So, if you take Cervantes out of that picture, I believe the way he tells the story, and brings in Benengeli (making it a book-within-a-book, or more appropriately, a-bunch-of-scrolls-within-a-book), does in fact still comment on the storytelling and writing process.
So what does it say?
It says that people change stories, either for their own purposes or because they forget. It says that society is fascinated with larger-than-life people, whether because they are great or because (as in this case) they are “crazy,” and by extension it shows us glimpses of our voyeuristic nature.
I see all story-within-story constructions as metafictional in this way, but I will concede that not everyone will. But, I, having an unhealthy obsession with metafiction and structure, am wont to go looking for metafiction in unusual places. I love stretching the boundaries of genre, metafiction being no exception.
What do you think? Are all stories-within-stories metafictional, does it depend on the story, or am I full of doggie doo? Leave a comment and let me know!
‘Meta’ defined
April 12, 2010 in Metafiction, Metajournalism, Metamusic, Metanonfiction, MetaTV | Tags: fiction, journalism, literary criticism, memoir, Metafiction, news, novels, short stories, storytelling | by Kelly Lynn Thomas | 1 comment
When I tell people I blog about metafiction, I often hear “What’s metafiction?” So I thought rather than examine a particular work this week, I’d discuss metafiction and perhaps arrive at a working definition for the purposes of this blog.
According to the dictionary…
Metafiction is “fiction in which the author self-consciously alludes to the artificiality or literariness of a work by parodying or departing from novelistic conventions (esp. naturalism) and traditional narrative techniques.” (That’s from my computer’s built-in dictionary.)
Merriam-Webster’s definition: “fiction which refers to or takes as its subject fictional writing and its conventions.”
Wikipedia’s definition: “a type of fiction that self-consciously addresses the devices of fiction, exposing the fictional illusion. It is the literary term describing fictional writing that self-consciously and systematically draws attention to its status as an artifact in posing questions about the relationship between fiction and reality, usually irony and self-reflection.”
Which definition is better?
They all are. Personally, I take a very broad view of metafiction.

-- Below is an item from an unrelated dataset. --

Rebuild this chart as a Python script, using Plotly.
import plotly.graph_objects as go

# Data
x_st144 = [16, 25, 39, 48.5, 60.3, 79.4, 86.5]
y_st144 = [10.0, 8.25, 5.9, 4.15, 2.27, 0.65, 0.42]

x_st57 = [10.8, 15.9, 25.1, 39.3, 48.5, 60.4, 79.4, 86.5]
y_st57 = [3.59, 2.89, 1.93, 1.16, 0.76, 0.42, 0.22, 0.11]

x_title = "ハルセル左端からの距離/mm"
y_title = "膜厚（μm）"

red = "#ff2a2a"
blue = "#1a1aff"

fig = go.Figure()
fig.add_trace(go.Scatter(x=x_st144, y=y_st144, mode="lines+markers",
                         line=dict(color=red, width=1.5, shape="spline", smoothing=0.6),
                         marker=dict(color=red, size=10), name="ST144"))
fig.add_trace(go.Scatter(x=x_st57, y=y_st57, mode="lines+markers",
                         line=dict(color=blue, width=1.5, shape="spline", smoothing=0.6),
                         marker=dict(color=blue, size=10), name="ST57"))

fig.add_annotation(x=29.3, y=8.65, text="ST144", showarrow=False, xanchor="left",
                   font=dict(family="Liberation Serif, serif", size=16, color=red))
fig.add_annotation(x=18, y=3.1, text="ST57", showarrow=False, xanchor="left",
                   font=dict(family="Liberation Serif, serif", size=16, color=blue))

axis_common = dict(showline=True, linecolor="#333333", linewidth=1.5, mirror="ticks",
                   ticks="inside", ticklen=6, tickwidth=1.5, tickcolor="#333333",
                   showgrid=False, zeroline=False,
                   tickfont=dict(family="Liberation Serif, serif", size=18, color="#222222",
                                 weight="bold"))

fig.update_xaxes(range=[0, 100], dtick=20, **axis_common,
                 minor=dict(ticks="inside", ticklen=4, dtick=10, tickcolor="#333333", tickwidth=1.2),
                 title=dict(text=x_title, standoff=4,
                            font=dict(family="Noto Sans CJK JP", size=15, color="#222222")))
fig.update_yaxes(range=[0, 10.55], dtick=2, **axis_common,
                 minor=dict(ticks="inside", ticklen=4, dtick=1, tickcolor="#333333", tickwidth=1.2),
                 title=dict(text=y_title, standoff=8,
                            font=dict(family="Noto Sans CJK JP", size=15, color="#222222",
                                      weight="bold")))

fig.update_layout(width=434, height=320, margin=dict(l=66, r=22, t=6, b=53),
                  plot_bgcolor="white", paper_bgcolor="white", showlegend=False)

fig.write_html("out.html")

My “meta generosity,” if you want to call it that, stems from my background as a student of fiction, nonfiction, travel writing and journalism. I like to think I’m a writer who takes risks in her work, whether structural or by mixing genres you probably shouldn’t mix (such as travel memoir with short story—that’s my big project right now).

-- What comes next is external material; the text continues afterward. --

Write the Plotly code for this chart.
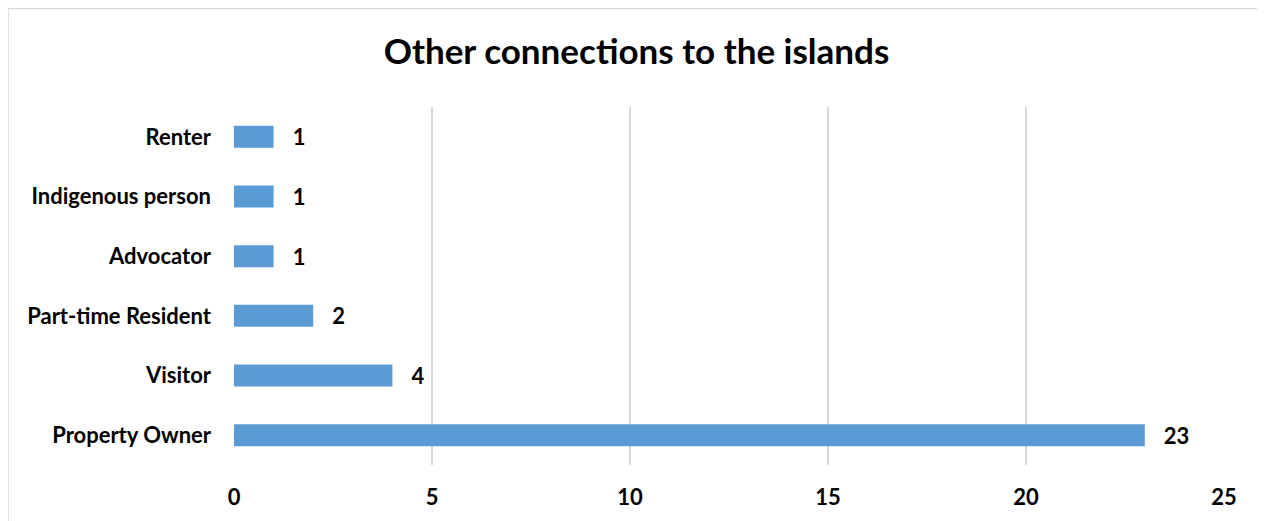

By necessity, structure dovetails with metafiction, and is something that I will more than likely discuss here in the context of a work that has an interesting structure but perhaps isn’t quite metafiction. In the same vein, I think genre-bending or juxtaposing two genres together (not blending them as in a sci-fi western, but using them side-by-side) dovetails with metafiction.
Both structure and genre exist in a fuzzy area between metafiction and “normal” fiction, and depending on the interpretation and the context, I think works that walk that line can go either way, as metafiction relies heavily on structure and often on genre blending/genre juxtaposition to deliver its message.

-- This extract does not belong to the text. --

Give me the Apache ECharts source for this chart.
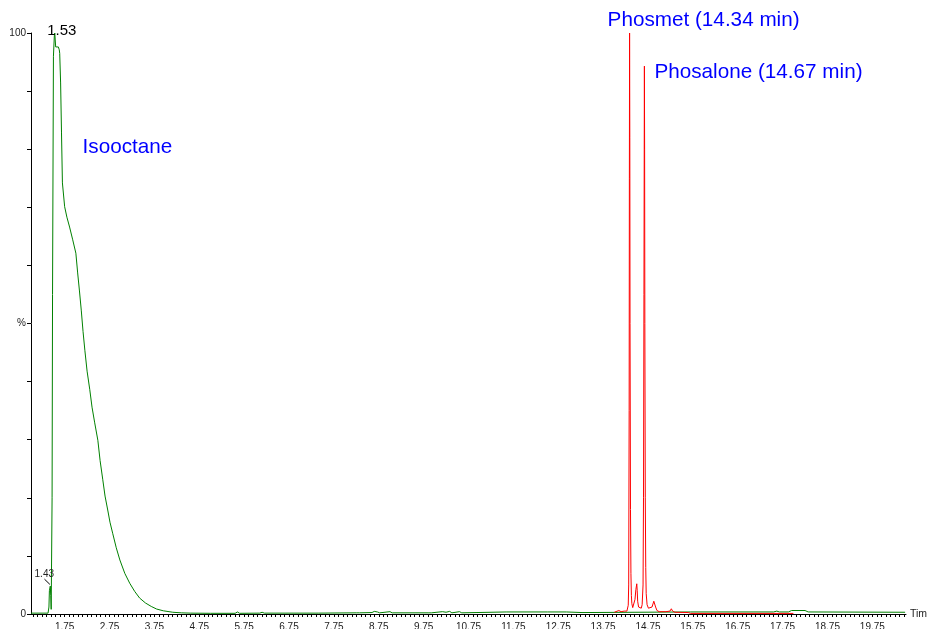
<!DOCTYPE html>
<html>
<head>
<meta charset="utf-8">
<script src="https://cdn.jsdelivr.net/npm/echarts@6/dist/echarts.min.js"></script>
<style>
  html, body { margin: 0; padding: 0; background: #fff; }
  #chart { width: 927px; height: 629px; }
</style>
</head>
<body>
<div id="chart"></div>
<script>
// Total ion chromatogram (solvent trace), retention time in min / relative intensity in %
const solventTime = [
  1.00, 1.38, 1.40, 1.41, 1.43, 1.44, 1.45, 1.46, 1.47, 1.48, 1.50, 1.52, 1.53, 1.54, 1.55,
  1.58, 1.61, 1.63, 1.64, 1.66, 1.68, 1.70, 1.75, 1.80, 1.86, 1.93, 2.00, 2.04, 2.08, 2.12,
  2.16, 2.20, 2.25, 2.31, 2.36, 2.42, 2.49, 2.54, 2.60, 2.65, 2.71, 2.76, 2.82, 2.90, 2.98,
  3.09, 3.20, 3.31, 3.42, 3.55, 3.68, 3.80, 3.95, 4.16, 4.35, 4.55, 5.00, 5.55, 5.60, 5.65,
  6.10, 6.15, 6.20, 7.33, 7.36, 7.40, 8.25, 8.28, 8.32, 8.60, 8.65, 8.72, 8.77, 9.00, 9.05,
  9.85, 9.88, 9.92, 10.17, 10.25, 10.33, 10.38, 10.55, 10.60, 11.59, 11.63, 12.51, 12.55,
  12.93, 12.97, 13.28, 13.32, 15.70, 17.55, 17.62, 17.68, 17.88, 17.95, 18.25, 18.32, 20.48
];
const solventIntensity = [
  0.15, 0.15, 1.2, 4.0, 4.8, 3.2, 0.8, 0.7, 20, 55, 96, 99.5, 100, 98.8, 97.6,
  97.4, 97.6, 97.1, 96.5, 91.4, 82.8, 74.2, 70.1, 68.3, 66.6, 64.4, 62.1, 58.7, 55.6, 52.3,
  48.6, 45.4, 41.8, 38.6, 35.6, 32.9, 29.9, 26.4, 23.1, 20.3, 17.9, 15.8, 13.9, 11.4, 9.3,
  7.0, 5.3, 3.9, 2.75, 1.9, 1.3, 0.85, 0.55, 0.3, 0.2, 0.15, 0.12, 0.12, 0.35, 0.12,
  0.15, 0.3, 0.15, 0.15, 0.35, 0.15, 0.2, 0.4, 0.2, 0.25, 0.45, 0.35, 0.2, 0.4, 0.2,
  0.2, 0.45, 0.2, 0.4, 0.3, 0.45, 0.2, 0.4, 0.2, 0.35, 0.2, 0.35, 0.2,
  0.35, 0.2, 0.25, 0.4, 0.35, 0.35, 0.5, 0.35, 0.35, 0.6, 0.6, 0.35, 0.3
];

// Selected-ion trace for the two organophosphates
const analyteTime = [
  14.00, 14.04, 14.10, 14.15, 14.22, 14.28, 14.30, 14.31, 14.32, 14.33, 14.335, 14.34, 14.345,
  14.35, 14.36, 14.37, 14.38, 14.39, 14.41, 14.44, 14.46, 14.48, 14.50, 14.51, 14.52, 14.54,
  14.57, 14.60, 14.62, 14.64, 14.65, 14.66, 14.67, 14.675, 14.68, 14.69, 14.70, 14.71, 14.73,
  14.76, 14.80, 14.84, 14.88, 14.90, 14.92, 14.95, 15.00, 15.15, 15.24, 15.27, 15.30, 15.35,
  15.65, 15.70, 17.99
];
const analyteIntensity = [
  0.3, 0.6, 0.6, 0.4, 0.5, 0.5, 0.7, 1.5, 5, 35, 75, 100, 82,
  50, 18, 7, 3.2, 1.8, 1.1, 1.2, 2.5, 4.2, 5.2, 4.0, 2.2, 1.2,
  0.9, 1.0, 1.6, 5, 20, 55, 94.3, 80, 50, 20, 8, 3.5, 1.6,
  1.0, 0.8, 1.2, 2.2, 2.0, 1.2, 0.6, 0.4, 0.4, 0.5, 0.9, 0.5, 0.3,
  0.25, 0.1, 0.1
];

// Peak annotations
const solventPeaks = [1.43, 1.53];
const solventPeakHeights = [4.8, 100];
const analyteNames = ['Phosmet', 'Phosalone'];
const analytePeaks = [14.34, 14.67];
const analytePeakHeights = [100, 94.3];

// Axis tick labels
const timeLabels = [1.75, 2.75, 3.75, 4.75, 5.75, 6.75, 7.75, 8.75, 9.75, 10.75,
  11.75, 12.75, 13.75, 14.75, 15.75, 16.75, 17.75, 18.75, 19.75];
const intensityLabelValues = [0, 50, 100];
const intensityLabelTexts = ['0', '%', '100'];

const TIME_MIN = 1.0, TIME_MAX = 20.5;

// minor ticks every 0.1 min, in step with the labelled .75 positions
const minorTicks = [];
for (let k = 0; ; k++) {
  const v = Math.round((1.05 + k * 0.1) * 100) / 100;
  if (v > TIME_MAX) break;
  minorTicks.push(v);
}

const zip = (a, b) => a.map((t, i) => [t, b[i]]);
const FONT = '"Liberation Sans", Arial, sans-serif';
const AXIS_TEXT = '#222';
const NOTE_SIZE = 20.7;

const chart = echarts.init(document.getElementById('chart'), null, { renderer: 'canvas' });

chart.setOption({
  animation: false,
  backgroundColor: '#fff',
  textStyle: { fontFamily: FONT },
  grid: { left: 31, right: 21, top: 33, bottom: 15, containLabel: false, outerBoundsMode: 'none' },
  xAxis: {
    type: 'value',
    min: TIME_MIN,
    max: TIME_MAX,
    name: 'Time',
    nameLocation: 'end',
    nameGap: 4,
    nameTextStyle: { fontSize: 10.5, color: AXIS_TEXT, fontFamily: FONT, verticalAlign: 'middle' },
    axisLine: { show: true, onZero: false, lineStyle: { color: '#000', width: 1 } },
    axisTick: { show: true, customValues: minorTicks, length: 3, lineStyle: { color: '#000', width: 1 } },
    axisLabel: {
      show: true, customValues: timeLabels, margin: 8, fontSize: 10, color: AXIS_TEXT,
      fontFamily: FONT, formatter: v => v.toFixed(2)
    },
    splitLine: { show: false }
  },
  yAxis: {
    type: 'value',
    min: 0,
    max: 100,
    interval: 10,
    axisLine: { show: true, lineStyle: { color: '#000', width: 1 } },
    axisTick: { show: true, length: 4, lineStyle: { color: '#000', width: 1 } },
    axisLabel: {
      show: true, margin: 5, fontSize: 10, color: AXIS_TEXT, fontFamily: FONT,
      formatter: v => {
        const i = intensityLabelValues.indexOf(v);
        return i >= 0 ? intensityLabelTexts[i] : '';
      }
    },
    splitLine: { show: false }
  },
  series: [
    {
      name: 'Solvent',
      type: 'line',
      data: zip(solventTime, solventIntensity),
      showSymbol: false,
      symbol: 'none',
      lineStyle: { color: '#008000', width: 1 },
      itemStyle: { color: '#008000' },
      z: 2,
      markPoint: {
        symbol: 'circle',
        symbolSize: 1,
        itemStyle: { color: 'rgba(0,0,0,0)' },
        silent: true,
        data: [
          {
            coord: [solventPeaks[1], solventPeakHeights[1]],
            label: {
              show: true, position: 'inside', formatter: solventPeaks[1].toFixed(2),
              fontSize: 15, color: '#000', fontFamily: FONT,
              align: 'center', verticalAlign: 'middle', offset: [7, -2]
            }
          },
          {
            coord: [solventPeaks[0], solventPeakHeights[0]],
            label: {
              show: true, position: 'inside', formatter: solventPeaks[0].toFixed(2),
              fontSize: 10, color: '#222', fontFamily: FONT,
              align: 'center', verticalAlign: 'middle', offset: [-6, -12]
            }
          },
          {
            coord: [2.15, 80.4],
            label: {
              show: true, position: 'inside', formatter: 'Isooctane',
              fontSize: NOTE_SIZE, color: '#0000ff', fontFamily: FONT,
              align: 'left', verticalAlign: 'middle'
            }
          }
        ]
      },
      markLine: {
        silent: true,
        symbol: 'none',
        label: { show: false },
        lineStyle: { color: '#000', width: 1, type: 'solid' },
        data: [[{ coord: [1.30, 6.0] }, { coord: [1.42, 5.1] }]]
      }
    },
    {
      name: 'Analytes',
      type: 'line',
      data: zip(analyteTime, analyteIntensity),
      showSymbol: false,
      symbol: 'none',
      lineStyle: { color: '#ff0000', width: 1 },
      itemStyle: { color: '#ff0000' },
      z: 3,
      markPoint: {
        symbol: 'circle',
        symbolSize: 1,
        itemStyle: { color: 'rgba(0,0,0,0)' },
        silent: true,
        data: [
          {
            coord: [analytePeaks[0], analytePeakHeights[0]],
            label: {
              show: true, position: 'inside',
              formatter: analyteNames[0] + ' (' + analytePeaks[0].toFixed(2) + ' min)',
              fontSize: NOTE_SIZE, color: '#0000ff', fontFamily: FONT,
              align: 'left', verticalAlign: 'middle', offset: [-22, -13]
            }
          },
          {
            coord: [analytePeaks[1], analytePeakHeights[1]],
            label: {
              show: true, position: 'inside',
              formatter: analyteNames[1] + ' (' + analytePeaks[1].toFixed(2) + ' min)',
              fontSize: NOTE_SIZE, color: '#0000ff', fontFamily: FONT,
              align: 'left', verticalAlign: 'middle', offset: [10, 6]
            }
          }
        ]
      }
    }
  ]
});
</script>
</body>
</html>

The writing becomes metafictional (in my mind) when the reader is taken outside of the story and is forced by the author to look in on it from the outside, normally to comment on the craft of writing, society at large, or some other issue, but commentary is not strictly necessary.
What about stories-within-stories?
The story-within-a-story is perhaps the most recognizable form of metafiction. Don Quixote is an early and excellent example. This form of story is inherently metafictional, because to tell a story about telling a story must in some way comment on the storytelling process. How stories-within-stories comment on storytelling is another post, though.
Notice I used the word “tell” rather than “write” up there. If you’ve read any of my entries on metajournalism or metamusic, you probably realize that I do not restrict metafiction to writing, nor to fiction. Because of that, the distinction between “write” and “tell” is important. You can tell a story in an infinite number of ways. Writing is only one of those ways, albeit an incredibly powerful one.
“Meta” as defined by The Narrative in the Blog
I think it’s necessary to define meta in terms of a broader context than fiction for this blog, since I discuss more than fiction. That being said…
A work of any genre or style is “meta” if the author of the work purposefully and self-consciously draws attention to the work’s structure, genre or existence as fiction/nonfiction for any purpose, or if the author of the work unintentionally uses a structure or other technique that draws attention to the work’s structure, genre or existence as fiction/nonfiction.
Hopefully this brief discussion helps you put my articles and commentary (and fiction!) in context. Please feel free to add your own definitions, thoughts, or reactions to this in the comments! I’m sure this is a topic I’ll return to innumerable times over the life of this blog, because metafiction can be such a shady area. But that’s why I love it!
Fall Out Boy: Infinity on High
December 28, 2009 in Metamusic | Tags: emo, Fallout Boy, lyrics, Metafiction, music | by Kelly Lynn Thomas | Comments closed
When thinking about meta, music probably isn’t the first stop your brain makes. Fall Out Boy is probably even farther off the tracks of your meta-thought train.
I didn’t realize until about my 200th listen that half of the band’s 2007 album Infinity on High is a running commentary on the emo scene and the band’s role in it—probably because I could only understand every other word.
“Hum Hallelujah”
This song is my favorite example of meta-Fall Out Boy because not only is it a fun song, the band clearly pokes fun at the throngs of fans who hang on its every lyric, and that cracks me up.
“Hum Hallelujah” is basically about transient teen romance (as explained in the chorus): “I thought I loved you / It was just how you looked in the light / A teenage vow in a parking lot / ‘Till tonight do us part.’”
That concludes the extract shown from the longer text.